**What is needed**. Set down each line of the data below exactly as it stands, dropping the pictures.

**Collected material**.
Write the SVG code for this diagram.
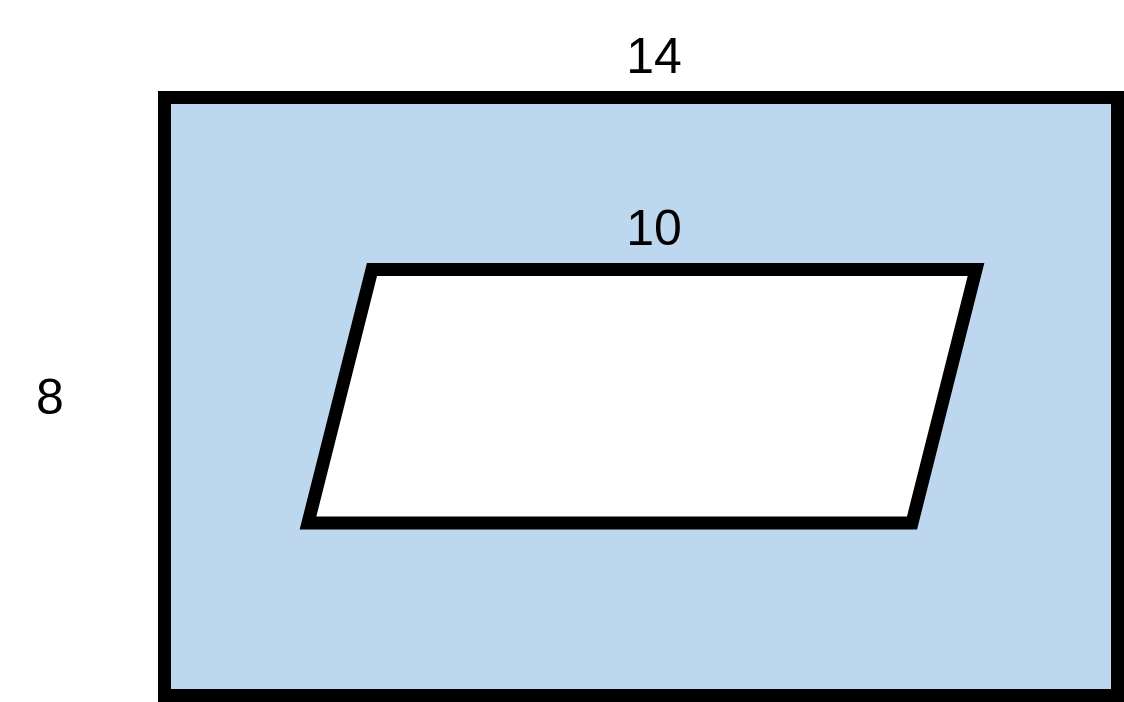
<svg xmlns="http://www.w3.org/2000/svg" width="1124" height="702" viewBox="0 0 1124 702">
<style>
.lbl{font-family:"Liberation Sans",Arial,sans-serif;font-size:50px;fill:#000;text-anchor:middle}
.shape{stroke:#000;stroke-width:13;stroke-linejoin:miter}
</style>
<rect width="1124" height="702" fill="#fff"/>
<g id="outer-rect">
<rect class="shape" x="164.5" y="97.5" width="953" height="598" fill="#BDD7EE"/>
</g>
<g id="parallelogram">
<polygon class="shape" points="372,269.5 976,269.5 912,523 308,523" fill="#fff"/>
</g>
<g id="labels">
<text class="lbl" x="654" y="73">14</text>
<text class="lbl" x="654" y="245">10</text>
<text class="lbl" x="50" y="414">8</text>
</g>
</svg>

**Response to the task**.
Write the SVG code for this diagram.
<svg xmlns="http://www.w3.org/2000/svg" width="1124" height="702" viewBox="0 0 1124 702">
<style>
.lbl{font-family:"Liberation Sans",Arial,sans-serif;font-size:50px;fill:#000;text-anchor:middle}
.shape{stroke:#000;stroke-width:13;stroke-linejoin:miter}
</style>
<rect width="1124" height="702" fill="#fff"/>
<g id="outer-rect">
<rect class="shape" x="164.5" y="97.5" width="953" height="598" fill="#BDD7EE"/>
</g>
<g id="parallelogram">
<polygon class="shape" points="372,269.5 976,269.5 912,523 308,523" fill="#fff"/>
</g>
<g id="labels">
<text class="lbl" x="654" y="73">14</text>
<text class="lbl" x="654" y="245">10</text>
<text class="lbl" x="50" y="414">8</text>
</g>
</svg>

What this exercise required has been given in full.